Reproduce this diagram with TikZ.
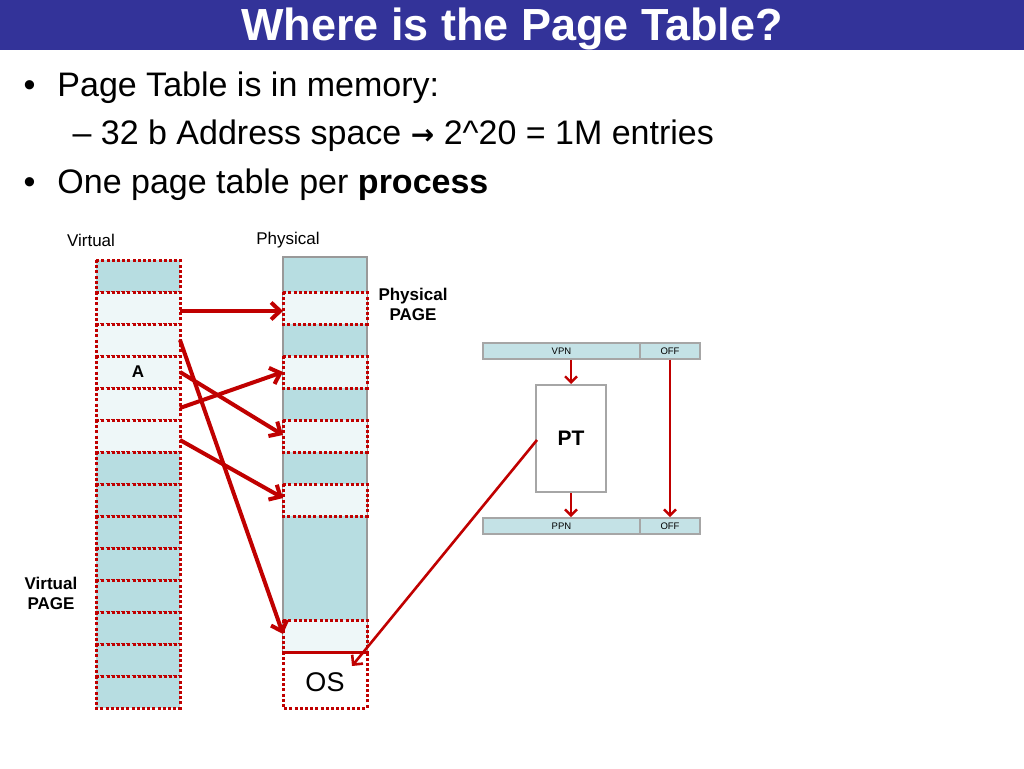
\documentclass[tikz,border=0pt]{standalone}
\usepackage{fontspec}
\setmainfont{Liberation Sans}
\newfontfamily\djv{DejaVu Sans}
\usetikzlibrary{arrows.meta}
\definecolor{tb}{HTML}{333399}
\definecolor{pblue}{HTML}{B7DDE1}
\definecolor{plight}{HTML}{EEF7F8}
\definecolor{dred}{HTML}{C00000}
\definecolor{barb}{HTML}{C4E2E6}
\begin{document}
\begin{tikzpicture}[x=1pt,y=-1pt,
  cell/.style={draw=dred,dash pattern=on 3pt off 2.2pt,line width=3pt},
  arr/.style={draw=dred,line width=4pt,-{Straight Barb[length=9pt,width=17pt,line width=4pt]}},
  thin/.style={draw=dred,line width=2.4pt,-{Straight Barb[length=6pt,width=12pt,line width=2.4pt]}},
  bar/.style={draw=gray!70,fill=barb,line width=1.8pt,font=\fontsize{9.5}{11}\selectfont,inner sep=0pt}]
\useasboundingbox (0,0) rectangle (1024,768);
\fill[tb] (0,0) rectangle (1024,50);
\node (title) at (512,29) {\fontsize{45}{50}\selectfont\bfseries\color{white}Where is the Page Table?};
\node[anchor=west] (b1) at (20,88) {\fontsize{34}{40}\selectfont •\hspace{22pt}Page Table is in memory:};
\node[anchor=west] (b2) at (69,136) {\fontsize{34}{40}\selectfont – 32 b Address space {\djv\bfseries\fontsize{28}{34}\selectfont →} 2\textasciicircum20 = 1M entries};
\node[anchor=west] (b3) at (20,185) {\fontsize{34}{40}\selectfont •\hspace{22pt}One page table per \textbf{process}};
\node (lv) at (91,240) {\fontsize{17}{20}\selectfont Virtual};
\node (lp) at (288,240) {\fontsize{17}{20}\selectfont Physical};
% virtual column
\foreach \i in {0,...,13}{
  \pgfmathsetmacro\yy{260+32*\i}
  \ifnum\i>0 \ifnum\i<6 \def\fc{plight}\else\def\fc{pblue}\fi\else\def\fc{pblue}\fi
  \fill[\fc] (96,\yy) rectangle (180,\yy+32);
  \draw[cell] (96,\yy) rectangle (180,\yy+32);
}
\coordinate (v1) at (180,311);
\coordinate (v2) at (180,340);
\coordinate (v3) at (180,372);
\coordinate (v4) at (180,408);
\coordinate (v5) at (180,440);
\node (A) at (138,372) {\fontsize{17}{20}\selectfont\bfseries A};
\node[align=center,font=\fontsize{17}{20}\selectfont\bfseries] (vp) at (51,593) {Virtual\\[0pt]PAGE};
% physical column
\fill[pblue] (283,257) rectangle (367,652);
\draw[gray!80,line width=2pt] (283,652) -- (283,257) -- (367,257) -- (367,652);
\foreach \a/\b in {292/324,356/388,420/452,484/516,620/652}{
  \fill[plight] (283,\a) rectangle (367,\b);
  \draw[cell] (283,\a) rectangle (367,\b);
}
\draw[cell] (283,652) rectangle (367,708);
\node (os) at (325,682) {\fontsize{27}{30}\selectfont OS};
\coordinate (p1) at (283,311);
\coordinate (p2) at (283,372);
\coordinate (p3) at (283,435);
\coordinate (p4) at (283,498);
\coordinate (p5) at (283,634);
\node[align=center,font=\fontsize{17}{20}\selectfont\bfseries] (pp) at (413,304) {Physical\\[0pt]PAGE};
\draw[arr] (v1) -- (p1);
\draw[arr] (v2) -- (p5);
\draw[arr] (v3) -- (p3);
\draw[arr] (v4) -- (p2);
\draw[arr] (v5) -- (p4);
% right side
\node[bar,minimum width=157pt,minimum height=16pt] (vpn) at (561.5,351) {VPN};
\node[bar,minimum width=60pt,minimum height=16pt] (off1) at (670,351) {OFF};
\node[bar,minimum width=157pt,minimum height=16pt] (ppn) at (561.5,526) {PPN};
\node[bar,minimum width=60pt,minimum height=16pt] (off2) at (670,526) {OFF};
\node[draw=gray!70,line width=2pt,fill=white,minimum width=70pt,minimum height=107pt,font=\fontsize{21}{24}\selectfont\bfseries] (pt) at (571,438.5) {PT};
\draw[thin] (vpn.south -| pt) -- (pt.north);
\draw[thin] (pt.south) -- (ppn.north -| pt);
\draw[thin] (off1.south) -- (off2.north);
\coordinate (ptl) at (537,440);
\coordinate (ost) at (352,666);
\draw[draw=dred,line width=2.6pt,-{Straight Barb[length=7pt,width=14pt,line width=2.6pt]}] (ptl) -- (ost);
\end{tikzpicture}
\end{document}
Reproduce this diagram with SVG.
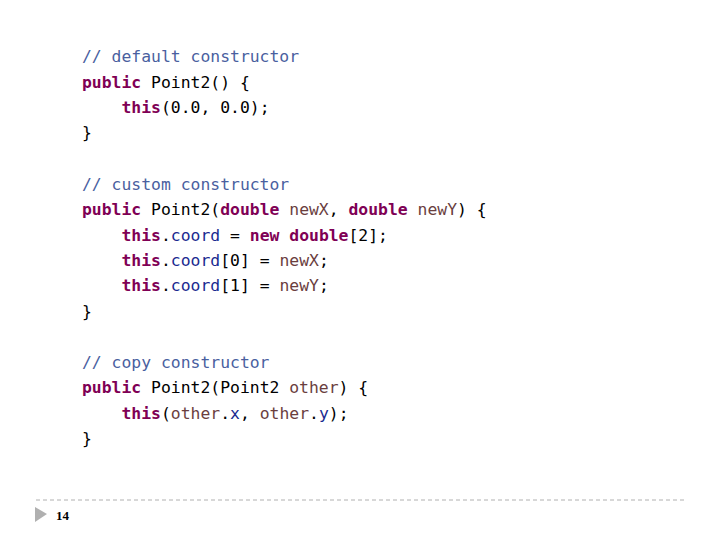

* _Given exercise_
Look over the material above and show each line where "Reproduce" appears.

* _The reply_
Reproduce this diagram with TikZ.
Reproduce this diagram with SVG.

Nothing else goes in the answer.